Fromme: Demonstrationen türkischer Nationalisten beleidigen Opfer des Völkermords an den Armeniern
Geschrieben am 18-03-2006 |
Berlin (ots) - Zu den Demonstrationen türkischer Gruppen gegen ein Gedenken an die Vertreibung und Ermordung der Armenier und zu Ehren von Talaat Pascha erklärt der Vorsitzende der Gruppe der "Vertriebenen, Flüchtlinge und Aussiedler" der CDU/CSU-Bundestagsfraktion, Jochen-Konrad Fromme, MdB:
Wenn heute in Berlin Hunderte türkischer Nationalisten dagegen demonstrieren, dass der Deutsche Bundestag wie auch viele andere Parlamente, an die Vertreibung und Ermordung der Armenier und anderer christlichen Gruppen in der Türkei vor 90 Jahren erinnert haben und sich gegen eine Aufarbeitung einsetzen, wirft das ein schlechtes Licht auf das Rechtsverständnis dieser Organisationen.
Wenn dann noch nahezu zeitgleich an der Universität in Istanbul eine Konferenz stattfindet, die von den Kräften ausgerichtet wird, die das Massaker an den Armeniern in den Jahren 1915/16 in Abrede stellen, dann wirft das zudem ein schlechtes Licht auf die Bereitschaft der Türkei, sich mit der eigenen Geschichte auseinanderzusetzen.
Die Bereitschaft, die eigene Geschichte in Gänze, mit allen Höhen und Tiefen, in den Blick zu nehmen, ist aber eine vorzügliche Visitenkarte von Staaten mit einer rechtsstaatlichen Ordnung, basierend auf einem Wertegerüst, das die Universalität der Menschenrechte anerkennt.
Hier hat die Türkei noch einen langen Weg vor sich.
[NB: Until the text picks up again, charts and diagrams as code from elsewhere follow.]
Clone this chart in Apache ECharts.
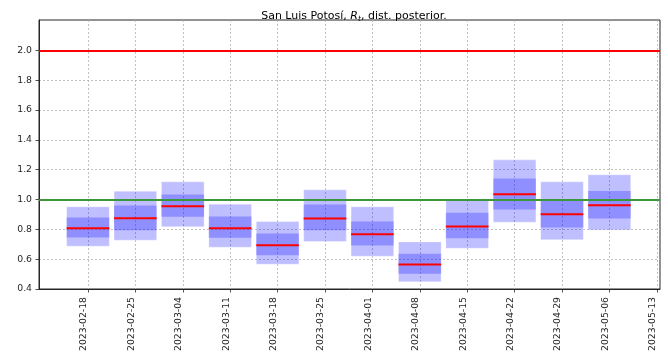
<!DOCTYPE html>
<html>
<head>
<meta charset="utf-8">
<script src="https://cdn.jsdelivr.net/npm/echarts@6/dist/echarts.min.js"></script>
<style>
  html, body { margin: 0; padding: 0; background: #fff; }
  #chart { width: 668px; height: 356px; }
</style>
</head>
<body>
<div id="chart"></div>
<script>
// Weekly posterior of R_t: 5%, 25%, 50%, 75%, 95% quantiles per week
const weeks = ['2023-02-18', '2023-02-25', '2023-03-04', '2023-03-11', '2023-03-18', '2023-03-25',
               '2023-04-01', '2023-04-08', '2023-04-15', '2023-04-22', '2023-04-29', '2023-05-06'];
const q05 = [0.687, 0.727, 0.817, 0.680, 0.566, 0.718, 0.620, 0.448, 0.673, 0.848, 0.730, 0.796];
const q25 = [0.745, 0.794, 0.884, 0.743, 0.626, 0.794, 0.691, 0.503, 0.740, 0.933, 0.812, 0.872];
const q50 = [0.807, 0.875, 0.955, 0.807, 0.693, 0.872, 0.767, 0.564, 0.819, 1.036, 0.901, 0.962];
const q75 = [0.879, 0.960, 1.034, 0.886, 0.772, 0.966, 0.852, 0.636, 0.911, 1.141, 0.996, 1.058];
const q95 = [0.951, 1.056, 1.119, 0.969, 0.852, 1.065, 0.951, 0.716, 0.995, 1.266, 1.119, 1.166];

// Axis ticks
const xTickDates = ['2023-02-18', '2023-02-25', '2023-03-04', '2023-03-11', '2023-03-18', '2023-03-25',
                    '2023-04-01', '2023-04-08', '2023-04-15', '2023-04-22', '2023-04-29', '2023-05-06',
                    '2023-05-13'];
const yTicks = [0.4, 0.6, 0.8, 1.0, 1.2, 1.4, 1.6, 1.8, 2.0];

// Reference levels: upper guide and epidemic threshold
const refLevels = [2.0, 1.0];

const DAY = 86400000;
const t0 = Date.parse(weeks[0]);
const dayOf = d => (Date.parse(d) - t0) / DAY;
const dateOf = v => new Date(t0 + Math.round(v) * DAY).toISOString().slice(0, 10);

const boxData = weeks.map((w, i) => [dayOf(w), q05[i], q25[i], q50[i], q75[i], q95[i]]);
const BOX_DAYS = 6.3;

const FONT = 'DejaVu Sans';
const INK = '#262626';

function renderBox(params, api) {
  const x = api.value(0);
  const lo = api.value(1), q1 = api.value(2), med = api.value(3), q3 = api.value(4), hi = api.value(5);
  const w = api.size([BOX_DAYS, 0])[0];
  const outerTop = api.coord([x, hi]);
  const outerBot = api.coord([x, lo]);
  const innerTop = api.coord([x, q3]);
  const innerBot = api.coord([x, q1]);
  const medPt = api.coord([x, med]);
  const left = outerTop[0] - w / 2;
  return {
    type: 'group',
    children: [
      { type: 'rect',
        shape: { x: left, y: outerTop[1], width: w, height: outerBot[1] - outerTop[1] },
        style: { fill: 'rgba(0,0,255,0.25)', stroke: 'rgba(255,255,255,0.35)', lineWidth: 1 } },
      { type: 'rect',
        shape: { x: left, y: innerTop[1], width: w, height: innerBot[1] - innerTop[1] },
        style: { fill: 'rgba(0,0,255,0.25)' } },
      { type: 'line',
        shape: { x1: left, y1: medPt[1], x2: left + w, y2: medPt[1] },
        style: { stroke: '#ff0000', lineWidth: 2 } }
    ]
  };
}

const chart = echarts.init(document.getElementById('chart'), null, { renderer: 'canvas' });

const titleRich = {
  a: { fontFamily: FONT, fontSize: 11, fontWeight: 'normal', color: '#000', lineHeight: 14, verticalAlign: 'middle' },
  i: { fontFamily: FONT, fontSize: 11, fontWeight: 'normal', fontStyle: 'italic', color: '#000', lineHeight: 14, verticalAlign: 'middle' },
  s: { fontFamily: FONT, fontSize: 7.5, fontWeight: 'normal', fontStyle: 'italic', color: '#000', lineHeight: 8, verticalAlign: 'bottom' }
};

chart.setOption({
  animation: false,
  backgroundColor: '#ffffff',
  title: {
    text: '{a|San Luis Potosí, }{i|R}{s|t}{a|, dist. posterior.}',
    left: 349, top: 4, textAlign: 'center',
    textStyle: { fontWeight: 'normal', fontFamily: FONT, fontSize: 11, rich: titleRich }
  },
  grid: {
    left: 39, top: 20, right: 8, bottom: 67,
    show: true, borderColor: INK, borderWidth: 1, backgroundColor: 'transparent'
  },
  xAxis: {
    type: 'value',
    min: -7.23, max: 84.47,
    axisLine: { show: true, onZero: false, lineStyle: { color: INK, width: 1 } },
    axisTick: { show: true, length: 3.5, lineStyle: { color: INK, width: 0.8 },
                customValues: xTickDates.map(dayOf) },
    axisLabel: {
      customValues: xTickDates.map(dayOf),
      rotate: 90, margin: 8,
      verticalAlign: 'bottom', lineHeight: 8,
      fontFamily: FONT, fontSize: 9.3, color: INK,
      formatter: v => dateOf(v)
    },
    splitLine: { show: true, lineStyle: { color: '#b0b0b0', width: 0.8, type: [2, 2] } }
  },
  yAxis: {
    type: 'value',
    min: 0.4, max: 2.204,
    axisLine: { show: true, onZero: false, lineStyle: { color: INK, width: 1 } },
    axisTick: { show: true, length: 3.5, lineStyle: { color: INK, width: 0.8 }, customValues: yTicks },
    axisLabel: {
      customValues: yTicks, margin: 7,
      fontFamily: FONT, fontSize: 9.3, color: INK,
      formatter: v => v.toFixed(1)
    },
    splitLine: { show: true, lineStyle: { color: '#b0b0b0', width: 0.8, type: [2, 2] } }
  },
  series: [
    {
      type: 'custom',
      renderItem: renderBox,
      data: boxData,
      encode: { x: 0, y: [1, 5] },
      z: 2
    },
    {
      type: 'line',
      data: [],
      z: 5,
      markLine: {
        silent: true,
        symbol: 'none',
        animation: false,
        label: { show: false },
        data: [
          { yAxis: refLevels[0], lineStyle: { color: '#ff0000', width: 2, type: 'solid' } },
          { yAxis: refLevels[1], lineStyle: { color: '#3c963c', width: 2, type: 'solid' } }
        ]
      }
    }
  ]
});
</script>
</body>
</html>
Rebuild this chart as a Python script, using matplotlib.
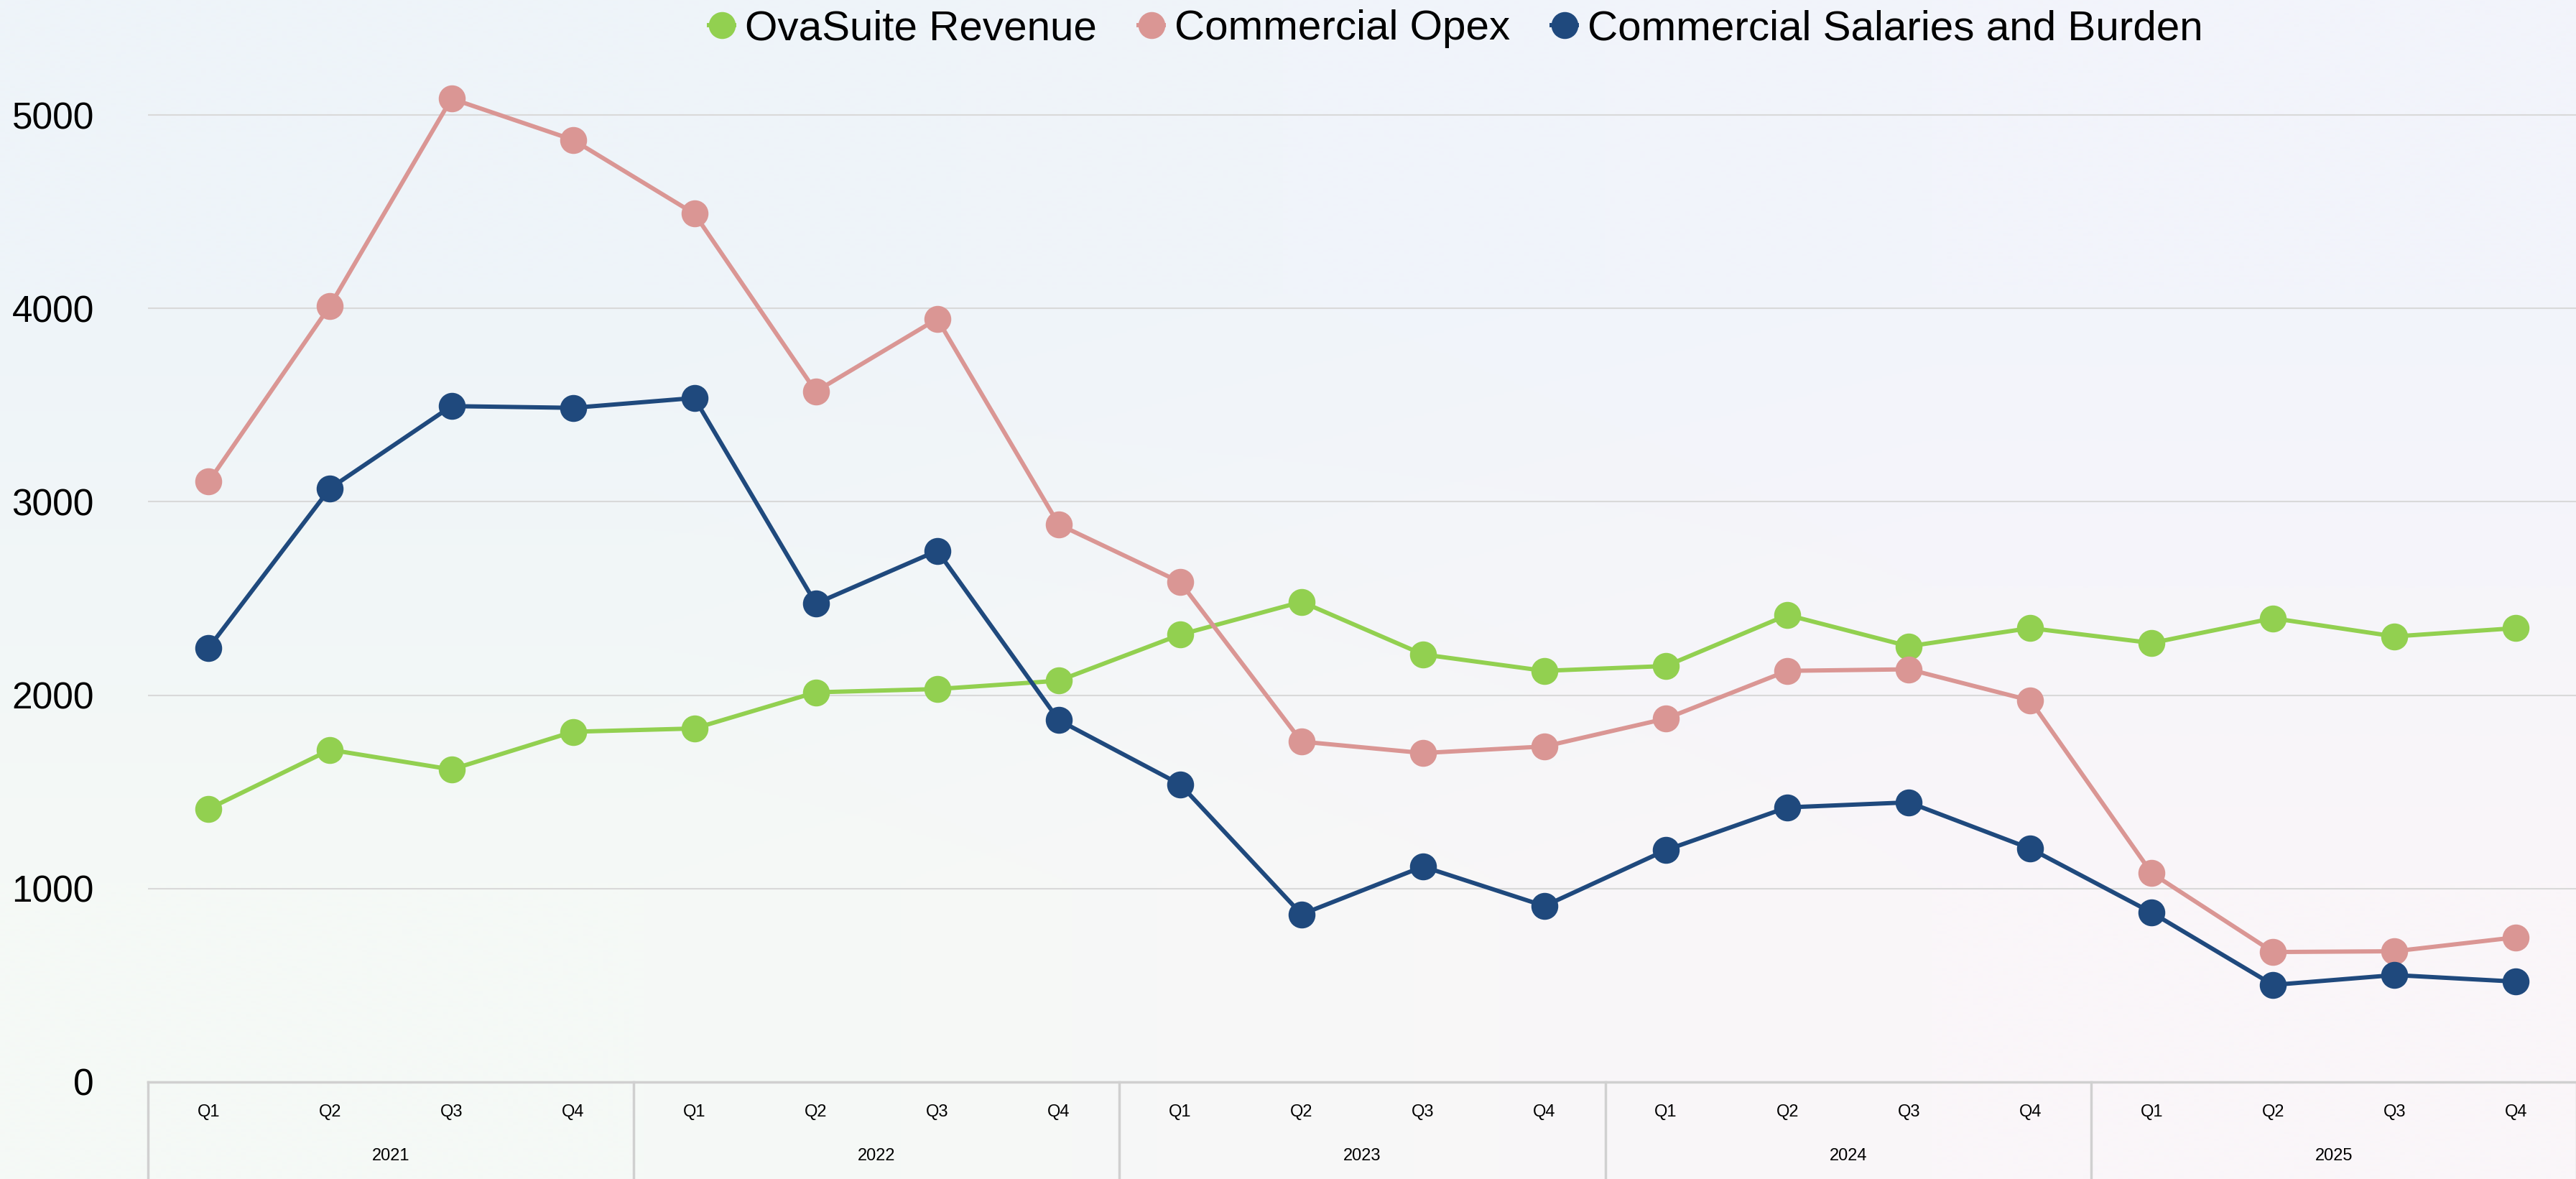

Wenn türkische Nationalisten stattdessen zur Ehrung von Talaat Pascha aufrufen, der einer der Hauptverantwortlichen für den Genozid an den Armeniern gewesen ist, dann stellt dies zudem eine Verunglimpfung der geschätzt 1,5 Millionen Opfer dieser Taten dar.
Der Deutsche Bundestag hat im vergangenen Jahr anläss-lich des 90. Jahrestages der Vertreibungen und der Massaker an den Armeniern dieser Ereignisse gedacht und die Aufarbeitung dieses historischen Kapitels gefordert.
Die Demonstrationen von nationalistischen türkischen Gruppen zeigen einerseits, wie wichtig die Aufarbeitung dieses Kapitels ist und andererseits, wie lang der Weg bis zu einer ehrlichen Auseinandersetzung mit diesem Thema vermutlich noch sein wird.
Dabei geht es bei einer Aufarbeitung des Völkermords an den Armeniern ausdrücklich nicht um eine Abrechnung mit oder um eine Bloßstellung der türkischen Nation. Es geht um ein Bewusstmachen der Geschichte, darum, die bis heute ausstehende dringend notwendige Aussöhnung zwi-schen der Türkei und ihren Nachbarn zu ermöglichen und einen Beitrag dazu zu leisten, Vertreibungen und Völkermord in Gegenwart und Zukunft zu verhindern.